## BEGIN INPUT

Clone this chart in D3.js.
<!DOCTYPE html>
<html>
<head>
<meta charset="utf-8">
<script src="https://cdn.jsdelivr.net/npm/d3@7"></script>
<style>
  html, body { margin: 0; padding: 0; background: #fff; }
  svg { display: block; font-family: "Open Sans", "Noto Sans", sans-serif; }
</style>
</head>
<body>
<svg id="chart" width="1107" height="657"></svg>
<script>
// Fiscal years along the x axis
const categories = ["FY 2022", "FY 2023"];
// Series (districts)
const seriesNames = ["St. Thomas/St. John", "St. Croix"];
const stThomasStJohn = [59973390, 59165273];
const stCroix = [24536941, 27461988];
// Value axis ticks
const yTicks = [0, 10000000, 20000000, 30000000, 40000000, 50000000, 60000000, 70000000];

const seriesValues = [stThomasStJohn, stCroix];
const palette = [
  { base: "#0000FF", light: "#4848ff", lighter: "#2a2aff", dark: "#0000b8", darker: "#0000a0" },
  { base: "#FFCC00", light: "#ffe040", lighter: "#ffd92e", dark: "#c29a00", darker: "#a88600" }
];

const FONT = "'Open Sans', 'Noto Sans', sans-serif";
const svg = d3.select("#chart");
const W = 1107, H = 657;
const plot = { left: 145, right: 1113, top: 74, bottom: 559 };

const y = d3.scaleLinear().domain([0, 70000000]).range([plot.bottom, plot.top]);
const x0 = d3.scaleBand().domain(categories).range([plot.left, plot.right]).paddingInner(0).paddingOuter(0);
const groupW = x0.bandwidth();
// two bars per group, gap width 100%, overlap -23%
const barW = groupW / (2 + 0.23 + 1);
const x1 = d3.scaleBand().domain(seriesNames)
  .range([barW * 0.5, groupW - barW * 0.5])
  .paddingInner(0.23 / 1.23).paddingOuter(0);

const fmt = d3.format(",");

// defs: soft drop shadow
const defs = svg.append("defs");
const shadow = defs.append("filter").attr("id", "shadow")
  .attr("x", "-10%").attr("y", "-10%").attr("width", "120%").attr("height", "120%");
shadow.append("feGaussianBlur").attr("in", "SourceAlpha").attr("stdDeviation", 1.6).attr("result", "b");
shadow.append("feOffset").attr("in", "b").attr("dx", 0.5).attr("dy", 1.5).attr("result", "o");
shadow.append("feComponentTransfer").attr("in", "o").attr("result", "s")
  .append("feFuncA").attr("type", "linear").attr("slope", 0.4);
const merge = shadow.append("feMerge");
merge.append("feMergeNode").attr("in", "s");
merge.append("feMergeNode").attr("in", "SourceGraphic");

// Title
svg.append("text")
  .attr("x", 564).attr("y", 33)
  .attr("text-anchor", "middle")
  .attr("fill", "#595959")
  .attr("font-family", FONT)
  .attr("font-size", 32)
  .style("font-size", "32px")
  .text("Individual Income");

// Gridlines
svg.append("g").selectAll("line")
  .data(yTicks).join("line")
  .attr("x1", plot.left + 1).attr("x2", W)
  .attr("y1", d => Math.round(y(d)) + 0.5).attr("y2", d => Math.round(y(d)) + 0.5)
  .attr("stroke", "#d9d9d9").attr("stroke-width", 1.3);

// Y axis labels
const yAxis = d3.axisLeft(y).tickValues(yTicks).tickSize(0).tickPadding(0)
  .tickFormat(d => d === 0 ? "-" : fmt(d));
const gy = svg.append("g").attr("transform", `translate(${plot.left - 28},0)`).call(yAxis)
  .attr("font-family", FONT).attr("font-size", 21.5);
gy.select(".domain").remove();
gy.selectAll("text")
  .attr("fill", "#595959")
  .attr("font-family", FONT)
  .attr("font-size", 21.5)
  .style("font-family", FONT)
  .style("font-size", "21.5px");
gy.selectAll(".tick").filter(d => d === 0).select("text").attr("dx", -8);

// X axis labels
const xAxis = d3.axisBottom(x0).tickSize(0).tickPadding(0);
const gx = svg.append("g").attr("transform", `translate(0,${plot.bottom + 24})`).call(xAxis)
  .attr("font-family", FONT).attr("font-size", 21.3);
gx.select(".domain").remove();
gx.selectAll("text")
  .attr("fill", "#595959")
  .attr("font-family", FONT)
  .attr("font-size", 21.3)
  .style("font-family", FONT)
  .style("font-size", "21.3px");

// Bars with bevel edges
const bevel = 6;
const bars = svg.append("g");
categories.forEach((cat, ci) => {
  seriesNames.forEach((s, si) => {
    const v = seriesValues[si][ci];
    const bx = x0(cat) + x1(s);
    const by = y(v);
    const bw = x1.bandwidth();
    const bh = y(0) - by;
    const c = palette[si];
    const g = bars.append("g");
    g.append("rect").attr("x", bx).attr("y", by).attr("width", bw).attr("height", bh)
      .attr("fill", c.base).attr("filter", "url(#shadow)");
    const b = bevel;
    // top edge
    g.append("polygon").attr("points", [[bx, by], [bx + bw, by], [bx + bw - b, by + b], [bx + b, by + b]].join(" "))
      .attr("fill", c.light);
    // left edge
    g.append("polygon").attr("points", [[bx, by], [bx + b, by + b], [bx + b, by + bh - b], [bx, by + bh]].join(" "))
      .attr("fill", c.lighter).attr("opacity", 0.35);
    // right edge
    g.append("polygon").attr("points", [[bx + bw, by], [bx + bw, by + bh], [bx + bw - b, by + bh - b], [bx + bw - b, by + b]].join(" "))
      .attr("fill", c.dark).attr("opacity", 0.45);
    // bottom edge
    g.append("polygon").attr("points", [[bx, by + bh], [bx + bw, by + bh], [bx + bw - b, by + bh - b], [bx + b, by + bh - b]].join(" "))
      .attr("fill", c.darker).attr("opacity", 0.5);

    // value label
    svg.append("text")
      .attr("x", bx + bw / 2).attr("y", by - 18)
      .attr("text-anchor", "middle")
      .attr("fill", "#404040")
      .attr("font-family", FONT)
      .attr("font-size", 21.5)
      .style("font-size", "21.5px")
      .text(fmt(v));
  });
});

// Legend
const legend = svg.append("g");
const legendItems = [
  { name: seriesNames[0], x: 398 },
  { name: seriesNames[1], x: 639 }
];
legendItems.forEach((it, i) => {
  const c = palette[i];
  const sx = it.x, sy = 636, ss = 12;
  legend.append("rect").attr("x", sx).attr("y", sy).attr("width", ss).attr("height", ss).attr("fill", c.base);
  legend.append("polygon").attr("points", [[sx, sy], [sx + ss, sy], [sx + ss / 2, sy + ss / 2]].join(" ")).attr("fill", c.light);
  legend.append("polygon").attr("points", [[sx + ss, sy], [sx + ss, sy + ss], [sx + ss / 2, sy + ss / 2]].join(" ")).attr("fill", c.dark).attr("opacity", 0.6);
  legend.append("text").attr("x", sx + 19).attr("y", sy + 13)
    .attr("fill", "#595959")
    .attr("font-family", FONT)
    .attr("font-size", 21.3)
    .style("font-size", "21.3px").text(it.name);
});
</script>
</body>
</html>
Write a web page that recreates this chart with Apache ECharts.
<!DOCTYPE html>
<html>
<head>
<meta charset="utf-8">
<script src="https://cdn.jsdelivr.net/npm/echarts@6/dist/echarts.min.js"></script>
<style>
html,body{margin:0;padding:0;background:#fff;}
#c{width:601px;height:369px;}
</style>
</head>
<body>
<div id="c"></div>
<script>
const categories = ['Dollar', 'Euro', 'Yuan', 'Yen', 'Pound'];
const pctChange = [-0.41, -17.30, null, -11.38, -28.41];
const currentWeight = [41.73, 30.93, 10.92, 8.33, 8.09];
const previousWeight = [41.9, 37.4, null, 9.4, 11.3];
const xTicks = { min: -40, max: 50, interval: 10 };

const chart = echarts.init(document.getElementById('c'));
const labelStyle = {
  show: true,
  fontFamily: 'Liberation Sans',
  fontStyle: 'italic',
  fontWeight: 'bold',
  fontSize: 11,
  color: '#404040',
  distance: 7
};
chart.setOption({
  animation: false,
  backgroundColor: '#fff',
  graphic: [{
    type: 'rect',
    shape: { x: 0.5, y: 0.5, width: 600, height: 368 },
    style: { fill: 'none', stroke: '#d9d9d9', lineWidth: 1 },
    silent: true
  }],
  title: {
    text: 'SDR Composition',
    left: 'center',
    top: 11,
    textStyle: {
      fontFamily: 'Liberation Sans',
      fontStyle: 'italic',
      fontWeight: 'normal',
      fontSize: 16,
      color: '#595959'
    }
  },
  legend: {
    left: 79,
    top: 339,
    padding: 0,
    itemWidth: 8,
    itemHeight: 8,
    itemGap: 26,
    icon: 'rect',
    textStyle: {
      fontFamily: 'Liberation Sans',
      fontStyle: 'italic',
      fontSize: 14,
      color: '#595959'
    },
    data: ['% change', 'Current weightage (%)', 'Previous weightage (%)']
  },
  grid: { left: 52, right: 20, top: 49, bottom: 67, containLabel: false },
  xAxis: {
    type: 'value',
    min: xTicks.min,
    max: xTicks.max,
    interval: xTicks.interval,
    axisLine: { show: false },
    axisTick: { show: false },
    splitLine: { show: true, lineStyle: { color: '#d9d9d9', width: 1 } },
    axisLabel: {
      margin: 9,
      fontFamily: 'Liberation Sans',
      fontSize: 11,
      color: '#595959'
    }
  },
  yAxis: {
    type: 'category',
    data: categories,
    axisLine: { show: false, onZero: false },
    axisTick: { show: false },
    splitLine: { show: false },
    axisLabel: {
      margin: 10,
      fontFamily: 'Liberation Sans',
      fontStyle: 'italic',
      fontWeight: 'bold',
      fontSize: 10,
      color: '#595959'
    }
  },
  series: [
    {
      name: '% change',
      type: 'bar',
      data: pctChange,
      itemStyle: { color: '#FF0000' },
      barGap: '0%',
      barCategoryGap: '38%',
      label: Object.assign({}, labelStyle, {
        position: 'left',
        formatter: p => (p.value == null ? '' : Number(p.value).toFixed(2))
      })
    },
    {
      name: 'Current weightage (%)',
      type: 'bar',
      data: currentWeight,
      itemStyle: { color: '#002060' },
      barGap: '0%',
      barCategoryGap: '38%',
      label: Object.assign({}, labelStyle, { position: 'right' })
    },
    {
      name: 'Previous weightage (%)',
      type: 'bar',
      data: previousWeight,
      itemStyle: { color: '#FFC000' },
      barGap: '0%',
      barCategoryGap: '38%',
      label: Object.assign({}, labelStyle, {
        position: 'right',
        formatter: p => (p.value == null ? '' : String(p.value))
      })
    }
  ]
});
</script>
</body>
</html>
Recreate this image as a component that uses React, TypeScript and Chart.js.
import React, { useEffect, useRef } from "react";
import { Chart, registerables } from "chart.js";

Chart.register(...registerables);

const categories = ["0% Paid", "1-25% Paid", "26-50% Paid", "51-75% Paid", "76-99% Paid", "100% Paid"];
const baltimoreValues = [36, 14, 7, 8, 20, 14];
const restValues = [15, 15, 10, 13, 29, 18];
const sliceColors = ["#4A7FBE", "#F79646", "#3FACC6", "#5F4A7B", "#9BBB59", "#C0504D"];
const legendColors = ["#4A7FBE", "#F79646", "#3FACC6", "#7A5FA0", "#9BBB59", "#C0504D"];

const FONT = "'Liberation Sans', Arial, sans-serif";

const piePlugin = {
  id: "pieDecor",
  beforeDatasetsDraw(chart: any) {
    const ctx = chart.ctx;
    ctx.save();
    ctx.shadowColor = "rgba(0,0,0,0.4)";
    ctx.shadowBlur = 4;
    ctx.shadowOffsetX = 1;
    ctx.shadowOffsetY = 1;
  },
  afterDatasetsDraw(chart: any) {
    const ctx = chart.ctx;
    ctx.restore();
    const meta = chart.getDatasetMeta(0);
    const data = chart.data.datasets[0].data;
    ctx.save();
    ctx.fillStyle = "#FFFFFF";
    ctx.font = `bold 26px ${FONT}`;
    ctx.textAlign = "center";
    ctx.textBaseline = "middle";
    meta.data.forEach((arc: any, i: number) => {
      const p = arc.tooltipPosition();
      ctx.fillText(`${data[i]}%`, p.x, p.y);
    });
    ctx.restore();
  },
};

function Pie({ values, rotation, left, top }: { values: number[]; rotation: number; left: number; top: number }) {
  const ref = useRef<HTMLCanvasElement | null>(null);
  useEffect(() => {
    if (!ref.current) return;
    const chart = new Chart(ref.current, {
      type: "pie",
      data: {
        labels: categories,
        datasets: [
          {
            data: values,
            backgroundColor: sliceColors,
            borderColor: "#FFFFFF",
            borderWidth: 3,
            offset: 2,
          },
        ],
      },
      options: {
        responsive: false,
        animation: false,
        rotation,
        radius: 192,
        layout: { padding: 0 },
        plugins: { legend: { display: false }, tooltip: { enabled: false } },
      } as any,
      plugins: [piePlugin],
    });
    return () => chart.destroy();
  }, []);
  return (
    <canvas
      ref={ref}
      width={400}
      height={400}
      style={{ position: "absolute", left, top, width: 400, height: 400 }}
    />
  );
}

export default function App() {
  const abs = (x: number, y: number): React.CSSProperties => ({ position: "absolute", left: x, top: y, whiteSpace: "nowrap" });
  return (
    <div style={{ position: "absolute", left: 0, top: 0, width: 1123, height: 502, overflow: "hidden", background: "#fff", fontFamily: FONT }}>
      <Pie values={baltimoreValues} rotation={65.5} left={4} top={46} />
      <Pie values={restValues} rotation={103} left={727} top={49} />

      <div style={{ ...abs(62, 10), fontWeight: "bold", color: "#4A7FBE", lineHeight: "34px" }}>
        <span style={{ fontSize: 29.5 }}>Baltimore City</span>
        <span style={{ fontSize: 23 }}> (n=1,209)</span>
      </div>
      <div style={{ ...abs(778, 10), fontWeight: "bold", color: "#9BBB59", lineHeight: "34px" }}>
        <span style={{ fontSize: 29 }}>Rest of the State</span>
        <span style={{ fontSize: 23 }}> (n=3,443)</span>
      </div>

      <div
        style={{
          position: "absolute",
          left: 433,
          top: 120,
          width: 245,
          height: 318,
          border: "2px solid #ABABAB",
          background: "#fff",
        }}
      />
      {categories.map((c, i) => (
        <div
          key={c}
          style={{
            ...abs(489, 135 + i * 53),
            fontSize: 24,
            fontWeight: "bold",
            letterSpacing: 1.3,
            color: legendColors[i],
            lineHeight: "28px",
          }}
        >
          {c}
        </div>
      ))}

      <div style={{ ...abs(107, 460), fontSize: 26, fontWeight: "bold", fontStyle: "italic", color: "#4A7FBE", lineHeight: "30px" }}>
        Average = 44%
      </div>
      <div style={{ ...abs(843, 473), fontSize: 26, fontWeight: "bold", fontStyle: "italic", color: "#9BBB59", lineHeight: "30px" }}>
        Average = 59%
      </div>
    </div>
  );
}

## END INPUT

*TASK DESCRIPTION:*
Reproduce only the lines from the top of the material through the one bearing "74, bottom: 559", each exactly as it stands.

*THE RESULT:*
Clone this chart in D3.js.
<!DOCTYPE html>
<html>
<head>
<meta charset="utf-8">
<script src="https://cdn.jsdelivr.net/npm/d3@7"></script>
<style>
  html, body { margin: 0; padding: 0; background: #fff; }
  svg { display: block; font-family: "Open Sans", "Noto Sans", sans-serif; }
</style>
</head>
<body>
<svg id="chart" width="1107" height="657"></svg>
<script>
// Fiscal years along the x axis
const categories = ["FY 2022", "FY 2023"];
// Series (districts)
const seriesNames = ["St. Thomas/St. John", "St. Croix"];
const stThomasStJohn = [59973390, 59165273];
const stCroix = [24536941, 27461988];
// Value axis ticks
const yTicks = [0, 10000000, 20000000, 30000000, 40000000, 50000000, 60000000, 70000000];

const seriesValues = [stThomasStJohn, stCroix];
const palette = [
  { base: "#0000FF", light: "#4848ff", lighter: "#2a2aff", dark: "#0000b8", darker: "#0000a0" },
  { base: "#FFCC00", light: "#ffe040", lighter: "#ffd92e", dark: "#c29a00", darker: "#a88600" }
];

const FONT = "'Open Sans', 'Noto Sans', sans-serif";
const svg = d3.select("#chart");
const W = 1107, H = 657;
const plot = { left: 145, right: 1113, top: 74, bottom: 559 };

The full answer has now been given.